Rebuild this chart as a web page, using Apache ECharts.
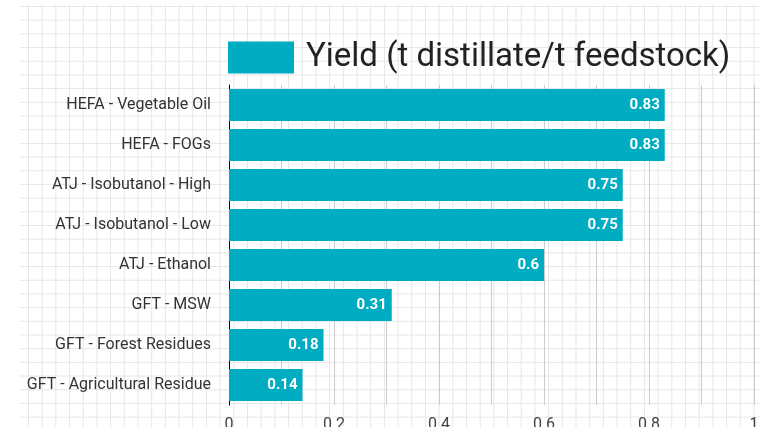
<!DOCTYPE html>
<html>
<head>
<meta charset="utf-8">
<script src="https://cdn.jsdelivr.net/npm/echarts@6/dist/echarts.min.js"></script>
<style>
html,body{margin:0;padding:0;background:#fff;}
#wrap{position:relative;width:761px;height:427px;overflow:hidden;}
#paper{position:absolute;left:20px;top:5px;right:0;bottom:0;
 background-image:
  linear-gradient(to right, #e6e6e6 1px, transparent 1px),
  linear-gradient(to bottom, #e6e6e6 1px, transparent 1px);
 background-size:13.7px 13.7px;
 background-position:8px 1px;}
#chart{position:absolute;left:0;top:0;width:761px;height:427px;}
</style>
</head>
<body>
<div id="wrap"><div id="paper"></div><div id="chart"></div></div>
<script>
const categories = [
  'HEFA - Vegetable Oil',
  'HEFA - FOGs',
  'ATJ - Isobutanol - High',
  'ATJ - Isobutanol - Low',
  'ATJ - Ethanol',
  'GFT - MSW',
  'GFT - Forest Residues',
  'GFT - Agricultural Residue'
];
const yieldValues = [0.83, 0.83, 0.75, 0.75, 0.6, 0.31, 0.18, 0.14];
const seriesName = 'Yield (t distillate/t feedstock)';

const chart = echarts.init(document.getElementById('chart'), null, {renderer:'canvas'});
chart.setOption({
  backgroundColor: 'transparent',
  textStyle: {fontFamily: 'Roboto'},
  legend: {
    left: 228, top: 41, padding: 0,
    icon: 'rect',
    itemWidth: 66, itemHeight: 32,
    textStyle: {fontSize: 33, color: '#222', fontFamily: 'Roboto', padding: [0,0,0,7]},
    data: [seriesName]
  },
  grid: {left: 229, right: 7, top: 85, bottom: 22, containLabel: false, outerBoundsMode: 'none'},
  xAxis: {
    type: 'value', min: 0, max: 1, interval: 0.1,
    axisLine: {show: false}, axisTick: {show: false},
    splitLine: {show: true, lineStyle: {color: '#cccccc', width: 1}},
    axisLabel: {
      fontSize: 16, color: '#444', margin: 12,
      formatter: function (v) {
        const r = Math.round(v * 10);
        return r % 2 === 0 ? String(r / 10) : '';
      }
    }
  },
  yAxis: {
    type: 'category', data: categories, inverse: true,
    axisLine: {show: true, lineStyle: {color: '#000', width: 1}},
    axisTick: {show: false},
    axisLabel: {fontSize: 16, color: '#333', margin: 18}
  },
  series: [{
    name: seriesName, type: 'bar', data: yieldValues,
    barCategoryGap: '20%',
    itemStyle: {color: '#00ACC1'},
    label: {show: true, position: 'insideRight', distance: 5, color: '#fff',
      fontWeight: 'bold', fontSize: 15, fontFamily: 'Roboto'}
  }]
});
</script>
</body>
</html>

Do this —
Set the data above down again exactly as given, with no pictures.

Response for this exercise —
Rebuild this chart as a web page, using Apache ECharts.
<!DOCTYPE html>
<html>
<head>
<meta charset="utf-8">
<script src="https://cdn.jsdelivr.net/npm/echarts@6/dist/echarts.min.js"></script>
<style>
html,body{margin:0;padding:0;background:#fff;}
#wrap{position:relative;width:761px;height:427px;overflow:hidden;}
#paper{position:absolute;left:20px;top:5px;right:0;bottom:0;
 background-image:
  linear-gradient(to right, #e6e6e6 1px, transparent 1px),
  linear-gradient(to bottom, #e6e6e6 1px, transparent 1px);
 background-size:13.7px 13.7px;
 background-position:8px 1px;}
#chart{position:absolute;left:0;top:0;width:761px;height:427px;}
</style>
</head>
<body>
<div id="wrap"><div id="paper"></div><div id="chart"></div></div>
<script>
const categories = [
  'HEFA - Vegetable Oil',
  'HEFA - FOGs',
  'ATJ - Isobutanol - High',
  'ATJ - Isobutanol - Low',
  'ATJ - Ethanol',
  'GFT - MSW',
  'GFT - Forest Residues',
  'GFT - Agricultural Residue'
];
const yieldValues = [0.83, 0.83, 0.75, 0.75, 0.6, 0.31, 0.18, 0.14];
const seriesName = 'Yield (t distillate/t feedstock)';

const chart = echarts.init(document.getElementById('chart'), null, {renderer:'canvas'});
chart.setOption({
  backgroundColor: 'transparent',
  textStyle: {fontFamily: 'Roboto'},
  legend: {
    left: 228, top: 41, padding: 0,
    icon: 'rect',
    itemWidth: 66, itemHeight: 32,
    textStyle: {fontSize: 33, color: '#222', fontFamily: 'Roboto', padding: [0,0,0,7]},
    data: [seriesName]
  },
  grid: {left: 229, right: 7, top: 85, bottom: 22, containLabel: false, outerBoundsMode: 'none'},
  xAxis: {
    type: 'value', min: 0, max: 1, interval: 0.1,
    axisLine: {show: false}, axisTick: {show: false},
    splitLine: {show: true, lineStyle: {color: '#cccccc', width: 1}},
    axisLabel: {
      fontSize: 16, color: '#444', margin: 12,
      formatter: function (v) {
        const r = Math.round(v * 10);
        return r % 2 === 0 ? String(r / 10) : '';
      }
    }
  },
  yAxis: {
    type: 'category', data: categories, inverse: true,
    axisLine: {show: true, lineStyle: {color: '#000', width: 1}},
    axisTick: {show: false},
    axisLabel: {fontSize: 16, color: '#333', margin: 18}
  },
  series: [{
    name: seriesName, type: 'bar', data: yieldValues,
    barCategoryGap: '20%',
    itemStyle: {color: '#00ACC1'},
    label: {show: true, position: 'insideRight', distance: 5, color: '#fff',
      fontWeight: 'bold', fontSize: 15, fontFamily: 'Roboto'}
  }]
});
</script>
</body>
</html>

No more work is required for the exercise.